Ask Ethan: What Is The Fine Structure Constant And Why Does It Matter?
“When we do our best to measure the Universe — to greater precisions, at higher energies, under various conditions, at lower temperatures, etc. — we often find details that are intricate, rich, and puzzling. It’s not the devil that’s in those details, though, but rather that’s where the deepest secrets of reality lie.

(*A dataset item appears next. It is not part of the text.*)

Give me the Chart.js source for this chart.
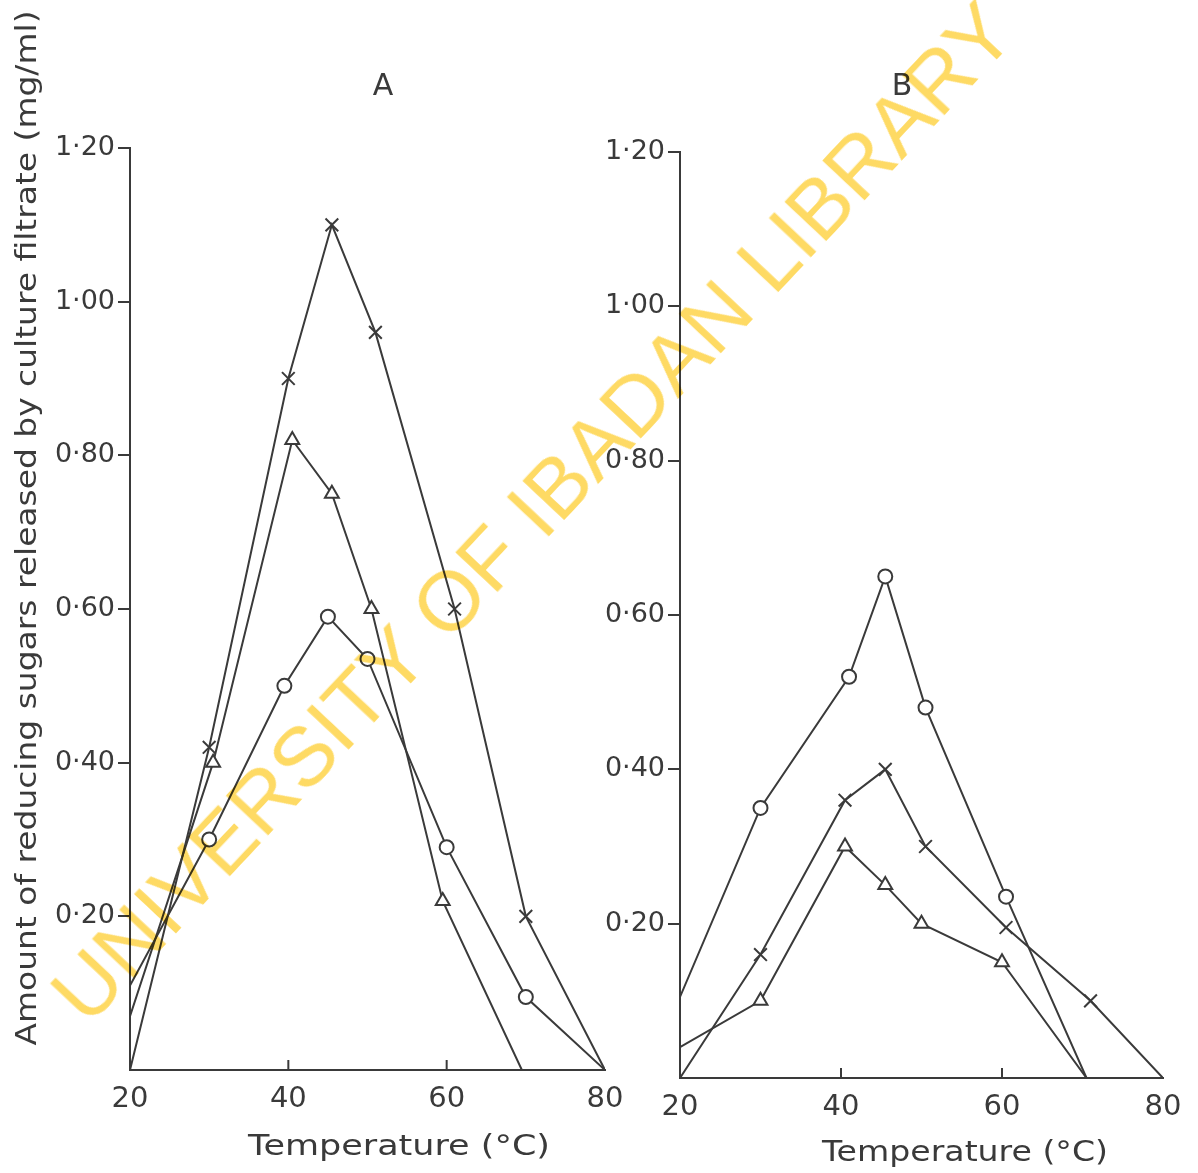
<!DOCTYPE html>
<html>
<head>
<meta charset="utf-8">
<script src="https://cdn.jsdelivr.net/npm/chart.js@4.4.0/dist/chart.umd.min.js"></script>
<style>
  body { margin: 0; background: #fff; }
  #wrap { position: relative; width: 1198px; height: 1173px; overflow: hidden; }
  #wrap canvas { position: absolute; top: 0; }
  #chartA { left: 0; }
  #chartB { left: 550px; }
  #mark {
    position: absolute; left: 532px; top: 512px;
    transform: translate(-50%, -50%) rotate(-46.8deg);
    font: 84px "Liberation Sans", Arial, sans-serif;
    line-height: 1; white-space: nowrap;
    color: rgb(254, 218, 100); mix-blend-mode: multiply;
    pointer-events: none;
  }
</style>
</head>
<body>
<div id="wrap">
  <canvas id="chartA" width="640" height="1173"></canvas>
  <canvas id="chartB" width="648" height="1173"></canvas>
  <div id="mark">UNIVERSITY OF IBADAN LIBRARY</div>
</div>
<script>
// Panel A
const xCrossA = [20, 30, 40, 45.5, 51, 61, 70, 80];
const yCrossA = [0, 0.42, 0.90, 1.10, 0.96, 0.60, 0.20, 0];
const xTriA = [20, 30.5, 40.5, 45.5, 50.5, 59.5, 69.5];
const yTriA = [0.07, 0.40, 0.82, 0.75, 0.60, 0.22, 0];
const xCircA = [20, 30, 39.5, 45, 50, 60, 70, 80];
const yCircA = [0.11, 0.30, 0.50, 0.59, 0.535, 0.29, 0.095, 0];

// Panel B
const xCircB = [20, 30, 41, 45.5, 50.5, 60.5, 70.5];
const yCircB = [0.105, 0.35, 0.52, 0.65, 0.48, 0.235, 0];
const xCrossB = [20, 30, 40.5, 45.5, 50.5, 60.5, 71, 80];
const yCrossB = [0, 0.16, 0.36, 0.40, 0.30, 0.195, 0.10, 0];
const xTriB = [20, 30, 40.5, 45.5, 50, 60, 70.5];
const yTriB = [0.04, 0.10, 0.30, 0.25, 0.20, 0.15, 0];

const xTicks = [20, 40, 60, 80];
const yTicks = [0.2, 0.4, 0.6, 0.8, 1.0, 1.2];

const ink = '#3a3a3a';
const font = '"DejaVu Sans", sans-serif';
const markerSize = { circle: 7, triangle: 8, crossRot: 9 };

function series(xs, ys, style) {
    const n = xs.length;
    return {
        data: xs.map((x, i) => ({ x: x, y: ys[i] })),
        showLine: true,
        borderColor: ink,
        borderWidth: 2,
        backgroundColor: '#fff',
        pointStyle: style,
        pointBorderColor: ink,
        pointBorderWidth: 2,
        pointBackgroundColor: '#fff',
        pointRadius: ctx => (ctx.dataIndex === 0 || ctx.dataIndex === n - 1) ? 0 : markerSize[style]
    };
}

// fits a text into a given width
function fitText(c, text, x, y, width, rotate) {
    c.save();
    c.translate(x, y);
    if (rotate) c.rotate(-Math.PI / 2);
    const w = c.measureText(text).width;
    c.scale(width / w, 1);
    c.fillText(text, 0, 0);
    c.restore();
}

const panelText = {
    id: 'panelText',
    afterDraw(chart, args, o) {
        const c = chart.ctx;
        const area = chart.chartArea;
        c.save();
        c.fillStyle = ink;
        c.textAlign = 'center';
        c.textBaseline = 'middle';
        c.font = '30px ' + font;
        c.fillText(o.letter, o.letterX, 87);
        c.font = '29px ' + font;
        fitText(c, 'Temperature (°C)', o.titleX, o.titleY, o.titleW, false);
        if (o.yTitle) {
            fitText(c, o.yTitle, 28, 528, 1035, true);
        }
        // short inward ticks on the x axis
        c.strokeStyle = ink;
        c.lineWidth = 2;
        xTicks.slice(1, -1).forEach(v => {
            const px = chart.scales.x.getPixelForValue(v);
            c.beginPath();
            c.moveTo(px, area.bottom);
            c.lineTo(px, area.bottom - 10);
            c.stroke();
        });
        c.restore();
    }
};

function makeChart(id, datasets, top, bottomH, text) {
    return new Chart(document.getElementById(id), {
        type: 'scatter',
        data: { datasets: datasets },
        plugins: [panelText],
        options: {
            responsive: false,
            animation: false,
            layout: { padding: { top: top, right: 35, left: 0, bottom: 0 } },
            plugins: {
                legend: { display: false },
                tooltip: { enabled: false },
                panelText: text
            },
            scales: {
                x: {
                    type: 'linear',
                    min: 20,
                    max: 80,
                    afterBuildTicks: s => { s.ticks = xTicks.map(v => ({ value: v })); },
                    afterFit: s => { s.height = bottomH; },
                    border: { display: true, color: ink, width: 2 },
                    grid: { display: true, drawOnChartArea: false, drawTicks: false },
                    ticks: { color: ink, padding: 12, font: { family: font, size: 29 } }
                },
                y: {
                    min: 0,
                    max: 1.2,
                    afterBuildTicks: s => { s.ticks = yTicks.map(v => ({ value: v })); },
                    afterFit: s => { s.width = 130; },
                    border: { display: true, color: ink, width: 2 },
                    grid: { drawOnChartArea: false, drawTicks: true, tickLength: 12, color: ink, lineWidth: 2 },
                    ticks: {
                        color: ink,
                        padding: 3,
                        font: { family: font, size: 27 },
                        callback: v => v.toFixed(2).replace('.', '·')
                    }
                }
            }
        }
    });
}

makeChart('chartA', [
    series(xCrossA, yCrossA, 'crossRot'),
    series(xTriA, yTriA, 'triangle'),
    series(xCircA, yCircA, 'circle')
], 148, 1173 - 1070, {
    letter: 'A', letterX: 383,
    titleX: 399, titleY: 1147, titleW: 302,
    yTitle: 'Amount of reducing sugars released by culture filtrate (mg/ml)'
});

makeChart('chartB', [
    series(xCircB, yCircB, 'circle'),
    series(xCrossB, yCrossB, 'crossRot'),
    series(xTriB, yTriB, 'triangle')
], 152, 1173 - 1078, {
    letter: 'B', letterX: 352,
    titleX: 415, titleY: 1153, titleW: 286
});
</script>
</body>
</html>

The particles in our Universe aren’t just points that attract, repel, and bind together with one another; they interact through every subtle means that the laws of nature permit. As we reach greater precisions in our measurements, we start uncovering these subtle effects, including intricacies to the structure of matter that are easy to miss at low precisions. Fine structure is a vital part of that, but learning where even our best predictions of fine structure break down might be where the next great revolution in particle physics comes from. Doing the right experiment is the only way we’ll ever know.“
This week, I was asked to explain the fine structure constant as simply as possible. It’s actually a story more than a century in the making, as the previously-observed fine structure of matter let us know that Niels Bohr’s model of the atom was insufficient from the outset! Today, our understanding of how the spin of matter, the relativistic effects that come from moving close to the speed of light, and the inherently fluctuating nature of the quantum fields permeating the Universe come together enables us to probe the structure and nature of matter more deeply than ever before.